Dr. Ruckelshaus serves on the science council of The Nature Conservancy and is a past trustee on its Washington Board and worldwide Board of Directors. She’s also a member of the United Nations’ High Level Panel on Building a Sustainable Ocean Economy, and is a past chair of the Science Advisory Board of the National Center for Ecological Analysis and Synthesis. She was Chief Scientist for the Puget Sound Partnership—a public-private institution charged with achieving recovery of the Puget Sound terrestrial, freshwater and marine ecosystems. Dr. Ruckelshaus has a bachelor’s degree in human biology from Stanford University, a master’s degree in fisheries from the University of Washington, and a doctoral degree in botany, also from Washington.


RICK HALFORD
Hometown: Eagle River, AK
Occupation: Former State Senate President and bush pilot

Rick Halford is a former Republican state Senate President and bush pilot from Alaska. He moved to Alaska in 1966 and earned a BA in History and Political Science from Alaska Methodist University. He joined the Alaska Legislature in 1977, served as House Majority leader in 1979, and then became a senator in 1983. He served as Senate Majority Leader five times through the 1980s and ‘90s and as Senate President in 1993-’94 and again in 2001-02. He left the legislature in 2003.  Between 2000 and 2004, he was the GOP’s national committee representative from Alaska.  

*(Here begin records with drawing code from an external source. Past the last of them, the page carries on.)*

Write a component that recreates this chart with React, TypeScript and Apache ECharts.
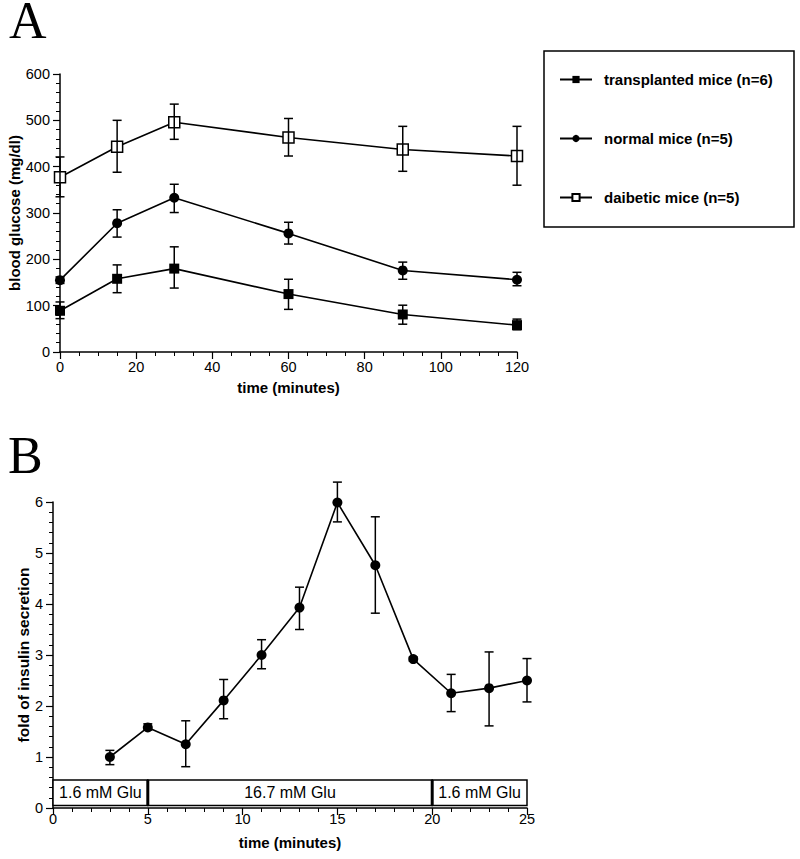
import React, { useEffect, useRef } from 'react';
import * as echarts from 'echarts';

// ---------- Panel A data ----------
const timeA = [0, 15, 30, 60, 90, 120];
const seriesNamesA = ['transplanted mice (n=6)', 'normal mice (n=5)', 'daibetic mice (n=5)'];
const transplanted = [89, 158, 180, 125, 81, 58];
const transplantedLow = [72, 128, 138, 92, 60, 48];
const transplantedHigh = [108, 188, 227, 157, 101, 71];
const normal = [155, 278, 333, 256, 176, 156];
const normalLow = [148, 248, 301, 233, 157, 143];
const normalHigh = [162, 307, 362, 280, 194, 172];
const diabetic = [377, 443, 496, 463, 437, 423];
const diabeticLow = [335, 388, 459, 423, 390, 360];
const diabeticHigh = [421, 500, 535, 504, 487, 487];

// ---------- Panel B data ----------
const timeB = [3, 5, 7, 9, 11, 13, 15, 17, 19, 21, 23, 25];
const fold = [1.0, 1.58, 1.25, 2.11, 3.0, 3.93, 5.99, 4.76, 2.92, 2.25, 2.35, 2.5];
const foldLow = [0.85, 1.53, 0.81, 1.75, 2.73, 3.5, 5.61, 3.82, 2.88, 1.89, 1.61, 2.08];
const foldHigh = [1.13, 1.65, 1.71, 2.52, 3.3, 4.33, 6.39, 5.71, 2.96, 2.62, 3.06, 2.93];

// glucose condition band
const gluStart = [0, 5, 20];
const gluEnd = [5, 20, 25];
const gluLabels = ['1.6 mM Glu', '16.7 mM Glu', '1.6 mM Glu'];
const gluBandLow = 0.05;
const gluBandHigh = 0.55;

const FONT = "'Liberation Sans', Arial, Helvetica, sans-serif";
const SERIF = "'Liberation Serif', 'Times New Roman', serif";

function axisBase(
  interval: number,
  min: number,
  max: number,
  minorSplit: number,
  name: string,
  nameGap: number,
  labelMargin: number,
  nameSize: number
) {
  return {
    type: 'value',
    min,
    max,
    interval,
    name,
    nameLocation: 'middle',
    nameGap,
    nameMoveOverlap: false,
    nameTextStyle: { color: '#000', fontSize: nameSize, fontWeight: 'bold', fontFamily: FONT },
    axisLine: { show: true, onZero: false, lineStyle: { color: '#000', width: 1.5 } },
    axisTick: { show: true, inside: false, length: 7, lineStyle: { color: '#000', width: 1.2 } },
    minorTick: { show: true, splitNumber: minorSplit, length: 4, lineStyle: { color: '#000', width: 1 } },
    splitLine: { show: false },
    minorSplitLine: { show: false },
    axisLabel: { color: '#000', fontSize: 14.5, fontFamily: FONT, margin: labelMargin },
  };
}

function errorRender(capHalf: number) {
  return (params: any, api: any) => {
    const x = api.value(0);
    const lo = api.coord([x, api.value(1)]);
    const hi = api.coord([x, api.value(2)]);
    const st = { stroke: '#000', lineWidth: 1.5 };
    return {
      type: 'group',
      children: [
        { type: 'line', shape: { x1: lo[0], y1: lo[1], x2: hi[0], y2: hi[1] }, style: st },
        { type: 'line', shape: { x1: lo[0] - capHalf, y1: lo[1], x2: lo[0] + capHalf, y2: lo[1] }, style: st },
        { type: 'line', shape: { x1: hi[0] - capHalf, y1: hi[1], x2: hi[0] + capHalf, y2: hi[1] }, style: st },
      ],
    };
  };
}

export default function App() {
  const ref = useRef<HTMLDivElement>(null);

  useEffect(() => {
    if (!ref.current) return;
    const chart = echarts.init(ref.current, null, { renderer: 'svg' });

    const errA: number[][] = [];
    timeA.forEach((t, i) => {
      errA.push([t, transplantedLow[i], transplantedHigh[i]]);
      errA.push([t, normalLow[i], normalHigh[i]]);
      errA.push([t, diabeticLow[i], diabeticHigh[i]]);
    });
    const errB = timeB.map((t, i) => [t, foldLow[i], foldHigh[i]]);
    const gluData = gluStart.map((s, i) => [s, gluEnd[i], gluBandLow, gluBandHigh]);

    const lineStyle = { color: '#000', width: 1.6 };

    const option: any = {
      animation: false,
      backgroundColor: '#fff',
      grid: [
        { left: 60, top: 74, width: 457, height: 278, outerBoundsMode: 'none', containLabel: false },
        { left: 53, top: 502, width: 474, height: 306, outerBoundsMode: 'none', containLabel: false },
      ],
      xAxis: [
        { gridIndex: 0, ...axisBase(20, 0, 120, 4, 'time (minutes)', 28, 7, 15) },
        { gridIndex: 1, ...axisBase(5, 0, 25, 5, 'time (minutes)', 27, 3, 15) },
      ],
      yAxis: [
        { gridIndex: 0, ...axisBase(100, 0, 600, 5, 'blood glucose (mg/dl)', 38, 10, 15) },
        { gridIndex: 1, ...axisBase(1, 0, 6, 5, 'fold of insulin secretion', 22, 10, 15.5) },
      ],
      legend: {
        data: seriesNamesA,
        orient: 'vertical',
        left: 554,
        top: 67,
        itemWidth: 32,
        itemHeight: 9,
        itemGap: 44,
        textStyle: { color: '#000', fontSize: 15, fontWeight: 'bold', fontFamily: FONT, padding: [0, 0, 0, 7] },
        selectedMode: false,
      },
      graphic: [
        {
          type: 'rect',
          shape: { x: 544, y: 51, width: 250, height: 176 },
          style: { fill: 'none', stroke: '#000', lineWidth: 1.5 },
          z: 0,
        },
        {
          type: 'text',
          x: 9,
          y: 0,
          style: { text: 'A', font: `52px ${SERIF}`, lineHeight: 40, fill: '#000', verticalAlign: 'top' },
        },
        {
          type: 'text',
          x: 8,
          y: 435,
          style: { text: 'B', font: `52px ${SERIF}`, lineHeight: 40, fill: '#000', verticalAlign: 'top' },
        },
      ],
      series: [
        {
          name: seriesNamesA[0],
          type: 'line',
          xAxisIndex: 0,
          yAxisIndex: 0,
          data: timeA.map((t, i) => [t, transplanted[i]]),
          symbol: 'rect',
          symbolSize: 10,
          itemStyle: { color: '#000' },
          lineStyle,
          z: 2,
        },
        {
          name: seriesNamesA[1],
          type: 'line',
          xAxisIndex: 0,
          yAxisIndex: 0,
          data: timeA.map((t, i) => [t, normal[i]]),
          symbol: 'circle',
          symbolSize: 10,
          itemStyle: { color: '#000' },
          lineStyle,
          z: 2,
        },
        {
          name: seriesNamesA[2],
          type: 'line',
          xAxisIndex: 0,
          yAxisIndex: 0,
          data: timeA.map((t, i) => [t, diabetic[i]]),
          symbol: 'rect',
          symbolSize: 11,
          itemStyle: { color: '#fff', borderColor: '#000', borderWidth: 1.5 },
          lineStyle,
          z: 2,
        },
        {
          name: 'errA',
          type: 'custom',
          xAxisIndex: 0,
          yAxisIndex: 0,
          data: errA,
          encode: { x: 0, y: [1, 2] },
          renderItem: errorRender(4.5),
          silent: true,
          clip: false,
          z: 3,
        },
        {
          name: 'fold of insulin secretion',
          type: 'line',
          xAxisIndex: 1,
          yAxisIndex: 1,
          data: timeB.map((t, i) => [t, fold[i]]),
          symbol: 'circle',
          symbolSize: 10,
          itemStyle: { color: '#000' },
          lineStyle,
          clip: false,
          z: 2,
        },
        {
          name: 'errB',
          type: 'custom',
          xAxisIndex: 1,
          yAxisIndex: 1,
          data: errB,
          encode: { x: 0, y: [1, 2] },
          renderItem: errorRender(4.5),
          silent: true,
          clip: false,
          z: 3,
        },
        {
          name: 'glucose',
          type: 'custom',
          xAxisIndex: 1,
          yAxisIndex: 1,
          data: gluData,
          encode: { x: [0, 1], y: [2, 3] },
          silent: true,
          clip: false,
          z: 4,
          renderItem: (params: any, api: any) => {
            const p0 = api.coord([api.value(0), api.value(2)]);
            const p1 = api.coord([api.value(1), api.value(3)]);
            const children: any[] = [
              {
                type: 'rect',
                shape: { x: p0[0], y: p1[1], width: p1[0] - p0[0], height: p0[1] - p1[1] },
                style: { fill: '#fff', stroke: '#000', lineWidth: 1.5 },
              },
              {
                type: 'text',
                style: {
                  text: gluLabels[params.dataIndex],
                  x: (p0[0] + p1[0]) / 2,
                  y: (p0[1] + p1[1]) / 2,
                  align: 'center',
                  verticalAlign: 'middle',
                  font: `16px ${FONT}`,
                  fill: '#000',
                },
              },
            ];
            if (params.dataIndex > 0) {
              children.push({
                type: 'line',
                shape: { x1: p0[0], y1: p0[1], x2: p0[0], y2: p1[1] },
                style: { stroke: '#000', lineWidth: 3 },
              });
            }
            return { type: 'group', children };
          },
        },
      ],
    };

    chart.setOption(option);
    return () => chart.dispose();
  }, []);

  return (
    <div
      ref={ref}
      style={{ position: 'fixed', left: 0, top: 0, width: 800, height: 859, background: '#fff' }}
    />
  );
}
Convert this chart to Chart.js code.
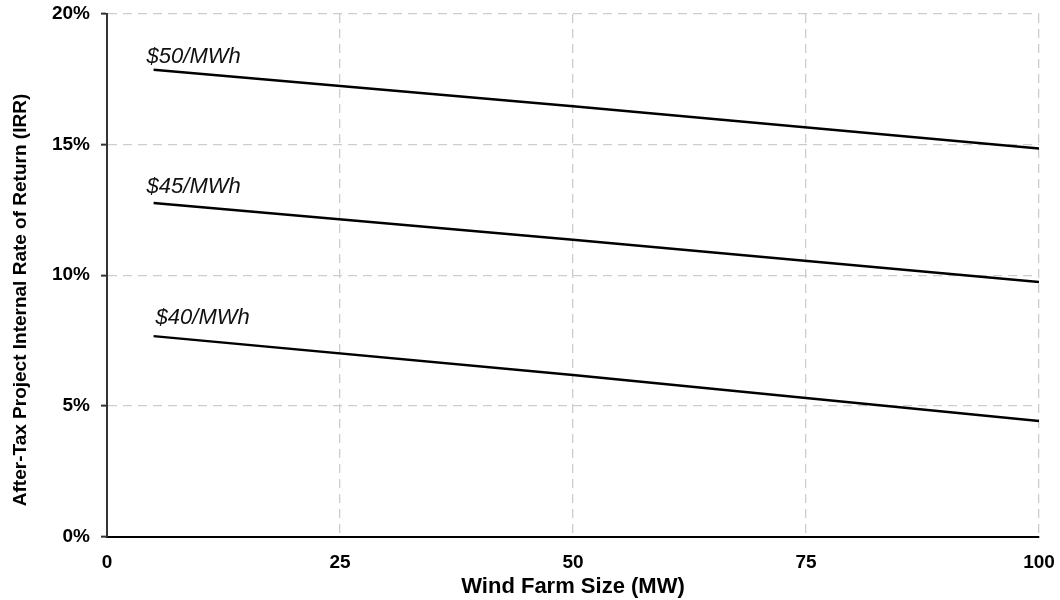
<!DOCTYPE html>
<html>
<head>
<meta charset="utf-8">
<script src="https://cdn.jsdelivr.net/npm/chart.js@4/dist/chart.umd.min.js"></script>
<style>
  html, body { margin: 0; padding: 0; background: #fff; }
  #wrap { width: 1060px; height: 600px; position: relative; }
</style>
</head>
<body>
<div id="wrap"><canvas id="c" width="1060" height="600"></canvas></div>
<script>
// ---- data ----
const windFarmSizes = [5, 50, 100];           // MW
const irr50 = [17.87, 16.47, 14.85];          // $50/MWh, %
const irr45 = [12.77, 11.36, 9.74];           // $45/MWh, %
const irr40 = [7.67, 6.18, 4.42];             // $40/MWh, %
const seriesLabels = ['$50/MWh', '$45/MWh', '$40/MWh'];
const xTicks = [0, 25, 50, 75, 100];
const yTicks = [0, 5, 10, 15, 20];
const xTitle = 'Wind Farm Size (MW)';
const yTitle = 'After-Tax Project Internal Rate of Return (IRR)';

const FONT = "'Liberation Sans', Arial, Helvetica, sans-serif";

const toPts = arr => windFarmSizes.map((x, i) => ({ x: x, y: arr[i] }));

// label offsets relative to the first point of each line (px)
const labelOffsets = [{dx: -7, dy: -7}, {dx: -7, dy: -10}, {dx: 2, dy: -12}];

const lineLabels = {
  id: 'lineLabels',
  afterDatasetsDraw(chart) {
    const ctx = chart.ctx;
    ctx.save();
    ctx.font = "italic 22px " + FONT;
    ctx.fillStyle = '#111';
    ctx.textAlign = 'left';
    ctx.textBaseline = 'alphabetic';
    chart.data.datasets.forEach((ds, i) => {
      const meta = chart.getDatasetMeta(i);
      const p = meta.data[0];
      const o = labelOffsets[i];
      ctx.fillText(ds.label, p.x + o.dx, p.y + o.dy);
    });
    // y axis title, centred on the canvas height
    ctx.font = "bold 19px " + FONT;
    ctx.fillStyle = '#000';
    ctx.textAlign = 'center';
    ctx.textBaseline = 'middle';
    ctx.translate(21, chart.height / 2);
    ctx.rotate(-Math.PI / 2);
    ctx.fillText(yTitle, 0, 0);
    ctx.restore();
  }
};

const datasets = [irr50, irr45, irr40].map((arr, i) => ({
  label: seriesLabels[i],
  data: toPts(arr),
  borderColor: '#000',
  borderWidth: 2.5,
  pointRadius: 0,
  tension: 0,
  fill: false
}));

new Chart(document.getElementById('c'), {
  type: 'line',
  data: { datasets },
  options: {
    responsive: false,
    animation: false,
    layout: { padding: { top: 14, right: 21, bottom: 0, left: 0 } },
    plugins: { legend: { display: false }, tooltip: { enabled: false } },
    scales: {
      x: {
        type: 'linear',
        min: 0, max: 100,
        afterBuildTicks: s => { s.ticks = xTicks.map(v => ({ value: v })); },
        ticks: {
          font: { family: FONT, size: 19, weight: 'bold' },
          color: '#000',
          padding: 15,
          maxRotation: 0
        },
        grid: {
          color: '#cdcdcd',
          lineWidth: 1.3,
          drawTicks: false
        },
        border: { display: true, color: '#000', width: 2, dash: [9, 6] },
        title: {
          display: true,
          text: xTitle,
          font: { family: FONT, size: 22, weight: 'bold' },
          color: '#000',
          padding: { top: 0, bottom: 0 }
        },
        afterFit: s => {
          s.height = 63.5;
          s.paddingLeft = 0; s.paddingRight = 0;
        }
      },
      y: {
        min: 0, max: 20,
        afterBuildTicks: s => { s.ticks = yTicks.map(v => ({ value: v })); },
        ticks: {
          font: { family: FONT, size: 19, weight: 'bold' },
          color: '#000',
          padding: 11,
          callback: v => v + '%'
        },
        grid: {
          color: '#cdcdcd',
          lineWidth: 1.3,
          drawTicks: true,
          tickLength: 6,
          tickColor: '#333',
          tickWidth: 2,
          tickBorderDash: []
        },
        border: { display: true, color: '#333', width: 2, dash: [9, 6] },
        title: { display: false },
        afterFit: s => {
          s.width = 107;
          s.paddingTop = 0; s.paddingBottom = 0;
        }
      }
    }
  },
  plugins: [lineLabels]
});
</script>
</body>
</html>
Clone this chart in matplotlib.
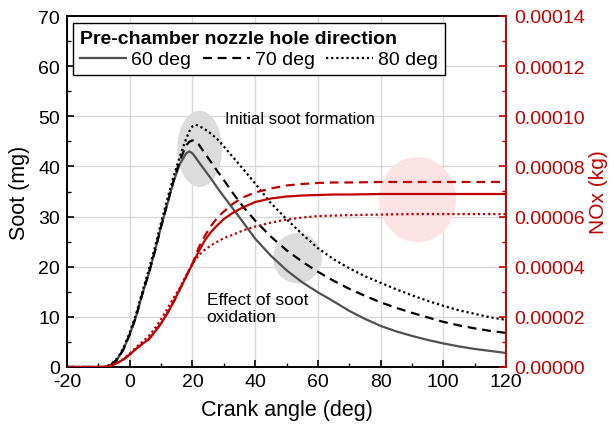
import matplotlib
matplotlib.use("Agg")
import matplotlib.pyplot as plt
from matplotlib.patches import Ellipse
from matplotlib.ticker import MultipleLocator, FormatStrFormatter

plt.rcParams['font.family'] = ['Liberation Sans', 'DejaVu Sans']
plt.rcParams['axes.unicode_minus'] = False

# crank angle (deg)
crank = [-20, -10, -8, -6, -4, -2, 0, 2, 4, 6, 8, 10, 12, 14, 16, 18, 19, 20, 21, 22,
         24, 26, 28, 30, 33, 36, 40, 45, 50, 55, 60, 65, 70, 75, 80, 85, 90, 95, 100, 105, 110, 115, 120]

# soot (mg)
soot_60 = [0, 0, 0, 0.4, 1.5, 3.5, 6.5, 10.0, 14.5, 18.5, 23.0, 28.0, 32.5, 37.0, 40.5, 42.6, 43.0, 42.6, 41.8, 40.9,
           39.2, 37.5, 35.7, 34.0, 31.5, 29.0, 25.6, 22.2, 19.3, 16.9, 14.9, 13.1,
           11.2, 9.6, 8.2, 7.1, 6.2, 5.4, 4.7, 4.1, 3.6, 3.2, 2.8]
soot_70 = [0, 0, 0, 0.4, 1.5, 3.5, 6.5, 10.0, 14.5, 18.5, 23.0, 28.0, 32.6, 37.2, 41.2, 44.2, 44.9, 45.2, 45.0, 44.4,
           42.6, 40.8, 39.0, 37.3, 34.6, 32.1, 29.2, 26.0, 23.3, 21.0, 19.0, 17.2,
           15.6, 14.2, 12.9, 11.8, 10.8, 9.9, 9.0, 8.3, 7.7, 7.2, 6.8]
soot_80 = [0, 0, 0, 0.5, 1.7, 3.8, 6.9, 10.5, 15.0, 19.2, 23.8, 28.8, 33.5, 38.0, 42.0, 45.5, 47.0, 48.0, 48.3, 48.1,
           47.4, 46.5, 45.4, 44.0, 41.8, 39.6, 36.6, 32.7, 29.5, 26.5, 23.7, 21.5,
           19.7, 18.1, 16.8, 15.5, 14.3, 13.2, 12.2, 11.3, 10.6, 9.9, 9.4]

# NOx (1e-5 kg)
nox_60 = [0, 0, 0, 0.06, 0.16, 0.30, 0.50, 0.72, 0.92, 1.10, 1.40, 1.74, 2.14, 2.60, 3.10, 3.60, 3.86, 4.10, 4.36, 4.60,
          5.06, 5.40, 5.66, 5.90, 6.16, 6.36, 6.58, 6.72, 6.80, 6.84, 6.86, 6.88,
          6.88, 6.89, 6.90, 6.90, 6.90, 6.90, 6.90, 6.90, 6.90, 6.90, 6.90]
nox_70 = [0, 0, 0, 0.06, 0.16, 0.30, 0.50, 0.72, 0.92, 1.10, 1.40, 1.74, 2.14, 2.60, 3.10, 3.60, 3.88, 4.12, 4.44, 4.76,
          5.24, 5.64, 5.96, 6.20, 6.52, 6.76, 6.96, 7.12, 7.24, 7.30, 7.34, 7.36,
          7.36, 7.37, 7.38, 7.38, 7.38, 7.38, 7.38, 7.38, 7.38, 7.38, 7.38]
nox_80 = [0, 0, 0, 0.06, 0.16, 0.32, 0.54, 0.78, 1.00, 1.22, 1.54, 1.90, 2.32, 2.76, 3.16, 3.66, 3.88, 4.10, 4.28, 4.46,
          4.68, 4.86, 5.00, 5.14, 5.28, 5.44, 5.60, 5.76, 5.88, 5.96, 6.02, 6.04,
          6.06, 6.07, 6.08, 6.09, 6.10, 6.10, 6.10, 6.10, 6.10, 6.10, 6.10]
nox_unit = 1e-5

labels = ['60 deg', '70 deg', '80 deg']
red = '#c00000'
fs = 14

fig = plt.figure(figsize=(6.14, 4.35), dpi=100)
ax = fig.add_axes([67/614, 67/435, 439/614, 351/435])
ax2 = ax.twinx()

# highlight ellipses
ax.add_patch(Ellipse((22.3, 43.5), 14.3, 15.2, color='#dcdcdc', lw=0, zorder=1))
ax.add_patch(Ellipse((53.5, 21.7), 15.6, 10.0, color='#dcdcdc', lw=0, zorder=1))
ax.add_patch(Ellipse((91.8, 33.4), 24.6, 17.0, color='#fde3e3', lw=0, zorder=1))

styles = ['-', (0, (4, 2.6)), (0, (1, 1.3))]
soot_colors = ['#505050', 'black', 'black']
handles = []
for s, ls, c, lab in zip([soot_60, soot_70, soot_80], styles, soot_colors, labels):
    h, = ax.plot(crank, s, ls=ls, color=c, lw=1.6, label=lab, zorder=3)
    handles.append(h)

for n, ls in zip([nox_60, nox_70, nox_80], styles):
    ax2.plot(crank, [v * nox_unit for v in n], ls=ls, color=red, lw=1.6)

ax.set_xlim(-20, 120)
ax.set_ylim(0, 70)
ax2.set_ylim(0, 0.00014)
ax.xaxis.set_major_locator(MultipleLocator(20))
ax.xaxis.set_minor_locator(MultipleLocator(10))
ax.yaxis.set_major_locator(MultipleLocator(10))
ax.yaxis.set_minor_locator(MultipleLocator(5))
ax2.yaxis.set_major_locator(MultipleLocator(0.00002))
ax2.yaxis.set_minor_locator(MultipleLocator(0.00001))
ax2.yaxis.set_major_formatter(FormatStrFormatter('%.5f'))

ax.grid(True, which='major', color='#d9d9d9', lw=1)
ax.set_axisbelow(True)

ax.tick_params(axis='x', which='both', direction='in', labelsize=fs, pad=4)
ax.tick_params(axis='x', which='major', length=5, width=1.2)
ax.tick_params(axis='x', which='minor', length=3, width=1)
ax.tick_params(axis='y', which='both', direction='in', labelsize=fs, pad=5)
ax.tick_params(axis='y', which='major', length=5, width=1.2)
ax.tick_params(axis='y', which='minor', length=3, width=1)
ax2.tick_params(axis='y', which='both', direction='in', labelsize=fs, pad=6, colors=red)
ax2.tick_params(axis='y', which='major', length=5, width=1.2)
ax2.tick_params(axis='y', which='minor', length=3, width=1)

for sp in ['left', 'top', 'bottom']:
    ax.spines[sp].set_linewidth(1.4)
    ax2.spines[sp].set_visible(False)
ax.spines['right'].set_visible(False)
ax2.spines['right'].set_color(red)
ax2.spines['right'].set_linewidth(1.4)

ax.set_xlabel('Crank angle (deg)', fontsize=15.5, labelpad=7)
ax.set_ylabel('Soot (mg)', fontsize=15.5, labelpad=6)
ax2.set_ylabel('NOx (kg)', fontsize=15, color=red, labelpad=3)

ax.text(30.4, 49.5, 'Initial soot formation', fontsize=12, va='center', zorder=4)
ax.text(24.5, 11.8, 'Effect of soot\noxidation', fontsize=12.5, va='center', linespacing=1.15, zorder=4)

leg = ax2.legend(handles, labels, ncol=3, loc='upper left', bbox_to_anchor=(0.0137, 0.98),
                 borderaxespad=0, fontsize=fs, title='Pre-chamber nozzle hole direction',
                 title_fontproperties={'weight': 'bold', 'size': fs}, alignment='left',
                 fancybox=False, edgecolor='black', framealpha=1, handlelength=2.4,
                 handletextpad=0.25, columnspacing=0.6, borderpad=0.35, labelspacing=0.2)
leg.get_frame().set_linewidth(1.0)

fig.savefig('out.png', dpi=100)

With 10,000 hours in the air over Alaska as a commercial pilot and big game hunting guide, Halford has a 54-year view of Alaska’s incredible values in renewable and nonrenewable resources. He’s been an outspoken critic of the Pebble Mine and has testified against the mine before the Alaska Legislature and Congress. An avid outdoorsman, Halford divides his time between Chugiak/Eagle River in south central Alaska and a home in Bristol Bay. He and his wife Rona have three daughters and three sons.